He hailed from Guangling 廣陵 (near modern Baoying 寶應, Jiangsu) and was with the age of 15 sui appointed apprentice court gentleman (tongzi lang 童子郎), as which he had the opportunity to enroll at the National University (taixue 太學). Successful in his studies, he was given the status of filial and incorrupt appointeee (xiaolian 孝廉) and was appointed mayor (zhang 長) of Jiqiu 即丘. During the reign of Emperor Ling 漢靈帝 (r. 167-189) Zang Hong withdrew from office and returned to his home town for a while. Yet when Dong Zhuo 董卓 usurped the power of the Han central government, Zang Hong became a supporter of Zhang Chao 張超, governor (taishou 太守) of the commandery of Guangling 廣陵, who fought against the warlord Cao Cao 曹操.

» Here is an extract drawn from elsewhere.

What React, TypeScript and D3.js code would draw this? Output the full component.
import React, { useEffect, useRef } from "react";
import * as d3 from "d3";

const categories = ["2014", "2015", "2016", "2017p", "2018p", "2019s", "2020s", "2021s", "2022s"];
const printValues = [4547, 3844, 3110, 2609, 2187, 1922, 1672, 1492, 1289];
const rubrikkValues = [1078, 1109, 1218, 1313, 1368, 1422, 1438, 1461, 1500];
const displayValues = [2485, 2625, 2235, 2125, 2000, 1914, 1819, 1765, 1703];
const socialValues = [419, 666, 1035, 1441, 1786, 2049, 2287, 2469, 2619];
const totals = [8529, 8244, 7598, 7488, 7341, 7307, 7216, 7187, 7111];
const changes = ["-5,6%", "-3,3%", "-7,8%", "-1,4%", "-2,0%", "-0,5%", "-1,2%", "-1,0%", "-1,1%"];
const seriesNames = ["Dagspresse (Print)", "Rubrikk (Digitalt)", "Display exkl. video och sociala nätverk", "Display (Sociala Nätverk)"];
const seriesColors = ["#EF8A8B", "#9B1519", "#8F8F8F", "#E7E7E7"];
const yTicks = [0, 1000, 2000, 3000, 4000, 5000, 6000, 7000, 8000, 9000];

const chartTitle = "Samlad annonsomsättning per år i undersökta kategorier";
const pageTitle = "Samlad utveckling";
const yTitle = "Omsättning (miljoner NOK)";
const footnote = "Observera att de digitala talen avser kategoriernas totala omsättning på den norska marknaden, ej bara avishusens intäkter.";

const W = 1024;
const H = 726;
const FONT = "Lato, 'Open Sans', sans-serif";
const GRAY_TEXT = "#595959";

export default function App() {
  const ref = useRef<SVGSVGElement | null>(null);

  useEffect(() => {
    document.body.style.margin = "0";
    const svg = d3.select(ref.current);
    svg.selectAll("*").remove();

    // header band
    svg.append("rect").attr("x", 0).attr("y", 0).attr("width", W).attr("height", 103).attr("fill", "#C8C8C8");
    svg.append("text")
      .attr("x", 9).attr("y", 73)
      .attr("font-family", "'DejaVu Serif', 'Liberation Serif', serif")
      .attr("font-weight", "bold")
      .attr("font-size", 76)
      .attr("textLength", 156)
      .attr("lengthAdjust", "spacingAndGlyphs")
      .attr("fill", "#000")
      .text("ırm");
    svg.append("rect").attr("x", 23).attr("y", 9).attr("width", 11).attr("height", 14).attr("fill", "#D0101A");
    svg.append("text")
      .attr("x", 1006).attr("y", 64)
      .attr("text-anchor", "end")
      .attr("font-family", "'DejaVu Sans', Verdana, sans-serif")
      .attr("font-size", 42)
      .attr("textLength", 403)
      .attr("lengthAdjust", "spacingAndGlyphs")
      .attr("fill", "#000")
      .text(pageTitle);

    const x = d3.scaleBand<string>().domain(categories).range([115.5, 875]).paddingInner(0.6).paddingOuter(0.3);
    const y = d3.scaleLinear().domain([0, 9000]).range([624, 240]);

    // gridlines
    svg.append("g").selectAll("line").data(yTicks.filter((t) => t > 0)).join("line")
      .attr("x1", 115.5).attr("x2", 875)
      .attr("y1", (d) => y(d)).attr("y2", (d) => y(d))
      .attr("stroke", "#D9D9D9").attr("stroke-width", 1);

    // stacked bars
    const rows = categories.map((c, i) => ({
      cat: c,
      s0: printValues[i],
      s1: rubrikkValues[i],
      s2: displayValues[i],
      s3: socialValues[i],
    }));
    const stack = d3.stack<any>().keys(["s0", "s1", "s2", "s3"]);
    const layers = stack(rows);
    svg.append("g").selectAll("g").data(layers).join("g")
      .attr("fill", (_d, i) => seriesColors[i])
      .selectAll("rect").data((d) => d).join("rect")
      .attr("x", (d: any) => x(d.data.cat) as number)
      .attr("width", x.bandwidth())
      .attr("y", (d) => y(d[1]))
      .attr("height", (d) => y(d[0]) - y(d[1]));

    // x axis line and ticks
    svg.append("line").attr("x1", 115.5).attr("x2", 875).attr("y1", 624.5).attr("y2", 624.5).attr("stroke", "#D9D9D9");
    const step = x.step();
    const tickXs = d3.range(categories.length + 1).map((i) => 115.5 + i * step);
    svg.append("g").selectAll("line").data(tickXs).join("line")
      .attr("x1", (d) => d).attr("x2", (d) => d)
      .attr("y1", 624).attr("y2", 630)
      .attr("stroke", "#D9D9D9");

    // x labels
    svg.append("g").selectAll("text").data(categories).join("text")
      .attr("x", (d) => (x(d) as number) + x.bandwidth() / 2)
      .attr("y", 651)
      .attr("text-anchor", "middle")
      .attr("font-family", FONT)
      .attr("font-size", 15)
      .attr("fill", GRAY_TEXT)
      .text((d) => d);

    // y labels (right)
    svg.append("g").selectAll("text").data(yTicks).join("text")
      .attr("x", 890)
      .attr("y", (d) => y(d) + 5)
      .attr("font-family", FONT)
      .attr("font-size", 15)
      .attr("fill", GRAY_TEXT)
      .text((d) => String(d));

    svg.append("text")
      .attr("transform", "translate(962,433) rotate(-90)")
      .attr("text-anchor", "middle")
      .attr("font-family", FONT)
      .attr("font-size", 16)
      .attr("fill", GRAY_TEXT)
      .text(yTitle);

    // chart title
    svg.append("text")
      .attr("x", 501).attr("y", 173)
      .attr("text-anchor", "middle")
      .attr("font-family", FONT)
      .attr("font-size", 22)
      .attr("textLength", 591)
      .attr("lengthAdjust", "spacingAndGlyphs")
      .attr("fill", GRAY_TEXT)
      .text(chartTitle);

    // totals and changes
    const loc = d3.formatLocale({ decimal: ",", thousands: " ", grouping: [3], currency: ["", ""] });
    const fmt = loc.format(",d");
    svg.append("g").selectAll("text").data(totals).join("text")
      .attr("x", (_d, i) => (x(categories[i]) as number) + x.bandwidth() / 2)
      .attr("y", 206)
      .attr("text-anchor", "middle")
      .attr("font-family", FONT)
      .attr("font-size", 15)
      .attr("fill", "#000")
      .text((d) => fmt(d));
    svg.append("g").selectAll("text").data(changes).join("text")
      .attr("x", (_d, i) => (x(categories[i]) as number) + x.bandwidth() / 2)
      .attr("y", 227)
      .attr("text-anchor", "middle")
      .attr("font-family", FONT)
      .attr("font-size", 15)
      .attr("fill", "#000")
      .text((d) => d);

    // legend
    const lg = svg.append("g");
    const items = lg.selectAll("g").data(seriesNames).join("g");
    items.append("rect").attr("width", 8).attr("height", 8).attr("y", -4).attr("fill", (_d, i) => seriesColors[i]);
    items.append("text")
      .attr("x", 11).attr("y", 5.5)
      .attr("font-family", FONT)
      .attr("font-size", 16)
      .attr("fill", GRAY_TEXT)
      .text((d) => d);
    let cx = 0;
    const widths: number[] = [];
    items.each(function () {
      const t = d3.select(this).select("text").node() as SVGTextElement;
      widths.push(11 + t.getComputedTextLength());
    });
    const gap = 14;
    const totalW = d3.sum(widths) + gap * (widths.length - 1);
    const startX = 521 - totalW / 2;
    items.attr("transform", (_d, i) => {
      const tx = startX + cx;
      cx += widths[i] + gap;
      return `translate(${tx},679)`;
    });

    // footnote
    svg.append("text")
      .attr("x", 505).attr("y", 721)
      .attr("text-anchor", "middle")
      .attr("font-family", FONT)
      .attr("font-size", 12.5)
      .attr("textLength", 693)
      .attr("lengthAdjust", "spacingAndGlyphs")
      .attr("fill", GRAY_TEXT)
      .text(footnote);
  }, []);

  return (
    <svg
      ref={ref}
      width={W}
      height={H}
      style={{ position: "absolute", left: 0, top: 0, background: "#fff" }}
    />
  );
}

He instigated several regional governors to rebel against Dong Zhuo: Liu Dai 劉岱, regional inspector (cishi 刺史) of the province of Yanzhou 兖州, Kong Bai 孔伯, regional inspector of Yuzhou 豫州, and Zhang Miao 張邈, governor of Chenliu 陳留. The rebels erected an altar under a group of sour date trees (suanzao 酸棗) and swore brotherhood in their fight against the usurper. The group offered their support to Yuan Shao, and Zang Hong as their leader was by Yuan Shao appointed regional inspector of Qingzhou 青州 and later governor of Dongjun 東郡. At that time Cao Cao besieged Zhang Chao in the city of Yongqiu 雍丘. Zang Hong asked Yuan Shao to be sent for relief, but the potentate declined. In the consequence Yongqiu fell into the hands of Cao Cao who extirpated Zhang Chao's family. Zong Hong therefore broke with Yuan Shao, who thereupon sent a contingent to besiege Dongjun. The defenders were able to resist more than a year, and Zang Hong refused to surrended. In the end the city was assailed and Zang Hong died during the fights.

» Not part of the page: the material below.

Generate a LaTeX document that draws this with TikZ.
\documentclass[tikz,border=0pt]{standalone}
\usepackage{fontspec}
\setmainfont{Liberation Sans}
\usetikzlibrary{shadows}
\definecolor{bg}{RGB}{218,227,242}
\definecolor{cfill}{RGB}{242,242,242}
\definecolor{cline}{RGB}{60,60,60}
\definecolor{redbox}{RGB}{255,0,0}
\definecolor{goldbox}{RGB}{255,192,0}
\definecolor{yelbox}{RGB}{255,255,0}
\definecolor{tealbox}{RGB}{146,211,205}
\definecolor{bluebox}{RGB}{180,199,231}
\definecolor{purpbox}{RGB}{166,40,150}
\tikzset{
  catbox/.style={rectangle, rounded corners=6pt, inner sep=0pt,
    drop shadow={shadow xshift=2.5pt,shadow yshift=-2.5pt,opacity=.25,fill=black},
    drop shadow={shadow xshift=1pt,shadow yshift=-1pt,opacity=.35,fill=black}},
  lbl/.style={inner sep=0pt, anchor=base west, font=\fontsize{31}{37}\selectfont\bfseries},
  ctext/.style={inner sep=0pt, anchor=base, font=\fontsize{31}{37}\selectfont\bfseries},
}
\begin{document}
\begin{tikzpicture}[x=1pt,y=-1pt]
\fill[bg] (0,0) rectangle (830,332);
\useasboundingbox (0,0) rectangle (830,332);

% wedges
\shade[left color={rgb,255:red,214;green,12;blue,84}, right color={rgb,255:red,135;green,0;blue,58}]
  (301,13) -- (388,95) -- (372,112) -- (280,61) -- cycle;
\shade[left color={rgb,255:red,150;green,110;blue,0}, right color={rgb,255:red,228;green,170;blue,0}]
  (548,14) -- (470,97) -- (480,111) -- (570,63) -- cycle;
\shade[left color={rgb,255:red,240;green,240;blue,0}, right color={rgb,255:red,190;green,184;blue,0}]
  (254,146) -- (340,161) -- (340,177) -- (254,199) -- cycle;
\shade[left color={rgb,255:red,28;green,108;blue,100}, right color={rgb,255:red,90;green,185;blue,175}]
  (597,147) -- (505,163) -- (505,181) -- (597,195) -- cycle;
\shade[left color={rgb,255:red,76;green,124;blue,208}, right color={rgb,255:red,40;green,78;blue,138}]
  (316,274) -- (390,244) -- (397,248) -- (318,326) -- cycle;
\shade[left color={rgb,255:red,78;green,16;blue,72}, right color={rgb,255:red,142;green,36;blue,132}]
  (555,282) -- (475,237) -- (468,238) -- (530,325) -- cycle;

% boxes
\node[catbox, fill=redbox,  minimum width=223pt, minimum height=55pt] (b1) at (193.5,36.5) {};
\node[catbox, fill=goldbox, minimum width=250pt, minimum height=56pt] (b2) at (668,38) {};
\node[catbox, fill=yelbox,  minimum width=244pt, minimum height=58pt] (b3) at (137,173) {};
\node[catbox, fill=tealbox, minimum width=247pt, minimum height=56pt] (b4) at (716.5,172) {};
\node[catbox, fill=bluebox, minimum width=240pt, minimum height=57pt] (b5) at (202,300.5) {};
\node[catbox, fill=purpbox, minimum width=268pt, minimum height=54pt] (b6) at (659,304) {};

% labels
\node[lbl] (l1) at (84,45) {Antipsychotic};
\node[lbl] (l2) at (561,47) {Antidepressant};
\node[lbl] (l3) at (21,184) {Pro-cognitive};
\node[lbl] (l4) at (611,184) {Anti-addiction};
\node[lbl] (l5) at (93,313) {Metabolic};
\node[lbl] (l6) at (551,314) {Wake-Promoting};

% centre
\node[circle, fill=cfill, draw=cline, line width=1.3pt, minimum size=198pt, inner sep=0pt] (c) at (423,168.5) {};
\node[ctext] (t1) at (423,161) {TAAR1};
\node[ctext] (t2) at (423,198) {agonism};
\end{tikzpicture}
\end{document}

Zang Hong was famous for his excellent literary style. Liu Xidai 劉熙載 praised him as one of the two most excellent writers of the last decades of the Han (besides Kong Wenju 孔文舉, i.e. Kong Rong 孔融), and even said that he was a better writer than Cao Zhi 曹植 (Cao Zijian 曹子建) and Chen Lin 陳琳 (Chen Kongzhang 陳孔璋). Of Zang Hong's writitings two texts survive, namely the Suanzao mengci 酸棗盟辭 "The oath of the Sour Dates" and the letter Da Chen Lin shu 答陳琳書 that are both quoted in his official biography in the history book Sanguozhi 三國志.